Local operators have shown marked improvements in both Consistent Quality (CQ) and availability metrics, suggesting ongoing investment in infrastructure is yielding results.

However, Opensignal cautions, “uneven user migration and strategic differences across providers could delay full legacy network retirement”. Operators focusing on network core upgrades, customer migration programmes and bespoke deployment strategies will be best positioned to capture the upside of new spectrum releases.

Broader industry implications

ICASA’s push towards a 2027 deadline is a clear call to action for the sector.

The sunset of legacy networks is more than a technical milestone: it is a market-defining moment that will influence device ecosystems, vertical applications reliant on machine-to-machine (M2M) protocols and the overall pace of South Africa’s digital transformation. Proactive partnerships between regulators, operators and technology vendors will be essential to ensure a smooth transition and sustainable growth.

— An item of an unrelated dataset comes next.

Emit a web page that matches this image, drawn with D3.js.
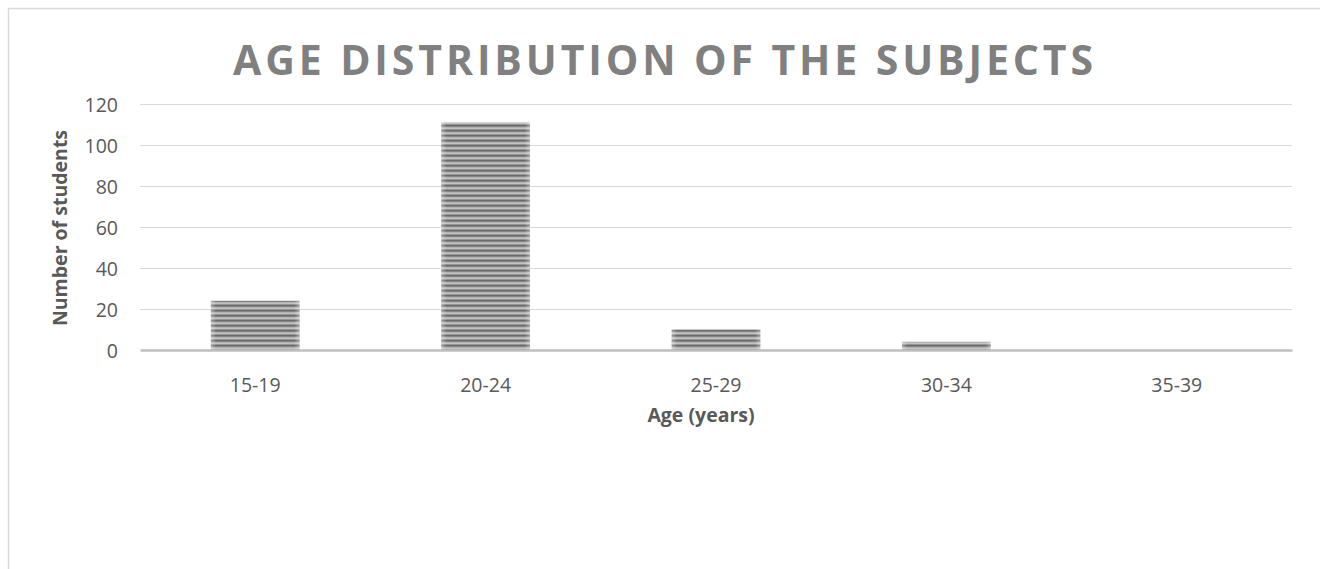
<!DOCTYPE html>
<html><head><meta charset="utf-8">
<script src="https://cdn.jsdelivr.net/npm/d3@7"></script>
<style>
html,body{margin:0;padding:0;background:#fff;}
svg{display:block;}
</style></head><body>
<svg id="c" width="1320" height="569"></svg>
<script>
const categories = ["15-19","20-24","25-29","30-34","35-39"];
const values = [24, 111, 10, 4, 0];
const yTicks = [0,20,40,60,80,100,120];
const title = "AGE DISTRIBUTION OF THE SUBJECTS";
const xTitle = "Age (years)";
const yTitle = "Number of students";

(function(){
const svg = d3.select("#c");
const font = "'Open Sans', 'Liberation Sans', sans-serif";
const textCol = "#595959";
const fs = 19.5;

svg.append("rect").attr("x",8.5).attr("y",8.5).attr("width",1330).attr("height",600)
  .attr("fill","#fff").attr("stroke","#d9d9d9").attr("stroke-width",1.5);

const pL = 140, pR = 1292, pT = 104, pB = 350;
const x = d3.scaleBand().domain(categories).range([pL,pR]).paddingInner(0.615).paddingOuter(0.3075);
const y = d3.scaleLinear().domain([0,120]).range([pB,pT]);

const defs = svg.append("defs");
const pat = defs.append("pattern").attr("id","stripes").attr("patternUnits","userSpaceOnUse")
  .attr("width",10).attr("height",5).attr("y",0);
const rows = ["#6a6a6a","#858585","#b2b2b2","#c2c2c2","#959595"];
rows.forEach((c,i)=>pat.append("rect").attr("x",0).attr("y",i).attr("width",10).attr("height",1).attr("fill",c));
const hg = defs.append("linearGradient").attr("id","edge").attr("x1",0).attr("x2",1).attr("y1",0).attr("y2",0);
hg.append("stop").attr("offset","0%").attr("stop-color","#fff").attr("stop-opacity",0.35);
hg.append("stop").attr("offset","6%").attr("stop-color","#fff").attr("stop-opacity",0);
hg.append("stop").attr("offset","94%").attr("stop-color","#fff").attr("stop-opacity",0);
hg.append("stop").attr("offset","100%").attr("stop-color","#fff").attr("stop-opacity",0.35);

svg.append("g").selectAll("line").data(yTicks.filter(d=>d>0)).join("line")
  .attr("x1",pL).attr("x2",pR).attr("y1",d=>Math.round(y(d))+0.5).attr("y2",d=>Math.round(y(d))+0.5)
  .attr("stroke","#d9d9d9").attr("stroke-width",1);

const yAxis = d3.axisLeft(y).tickValues(yTicks).tickSize(0).tickPadding(0);
const gy = svg.append("g").attr("transform",`translate(${pL-22},0)`).call(yAxis);
gy.select(".domain").remove();
gy.selectAll("text").attr("font-family",font).attr("font-size",fs).attr("fill",textCol).attr("dy","0.36em");

const bars = svg.append("g");
bars.selectAll("rect.b").data(categories).join("rect").attr("class","b")
  .attr("x",d=>x(d)).attr("width",x.bandwidth())
  .attr("y",(d,i)=>y(values[i])).attr("height",(d,i)=>pB-y(values[i]))
  .attr("fill","url(#stripes)");
bars.selectAll("rect.e").data(categories).join("rect").attr("class","e")
  .attr("x",d=>x(d)).attr("width",x.bandwidth())
  .attr("y",(d,i)=>y(values[i])).attr("height",(d,i)=>pB-y(values[i]))
  .attr("fill","url(#edge)");

const xAxis = d3.axisBottom(x).tickSize(0).tickPadding(0);
const gx = svg.append("g").attr("transform",`translate(0,${pB})`).call(xAxis);
gx.select(".domain").attr("stroke","#bfbfbf").attr("stroke-width",2.5);
gx.selectAll("text").attr("font-family",font).attr("font-size",fs).attr("fill",textCol)
  .attr("y",42).attr("dy",0);

svg.append("text").attr("x",663).attr("y",75).attr("text-anchor","middle")
  .attr("font-family",font).attr("font-weight",700).attr("font-size",41).attr("fill","#808080")
  .attr("textLength",860).attr("lengthAdjust","spacing").text(title);
svg.append("text").attr("x",701).attr("y",422).attr("text-anchor","middle")
  .attr("font-family",font).attr("font-weight",700).attr("font-size",fs).attr("fill",textCol).text(xTitle);
svg.append("text").attr("transform",`translate(67,${(pT+pB)/2+1}) rotate(-90)`).attr("text-anchor","middle")
  .attr("font-family",font).attr("font-weight",700).attr("font-size",fs).attr("fill",textCol).text(yTitle);
})();
</script>
</body></html>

ICASA’s push towards a 2027 deadline is a clear call to action for the sector | Photo: ICASA

As ICASA’s timeline approaches, the telecommunications industry finds itself at the intersection of technological advancement and socio-economic reality. While measurable progress is visible in user experience and network performance, the presence of millions of legacy devices and uneven migration patterns illustrate that “the path to shutdown is far from straightforward”.

The coming years must see collaborative action, nimble adaptation and continued focus on affordability and safety to realise the full promise of South Africa’s digital future.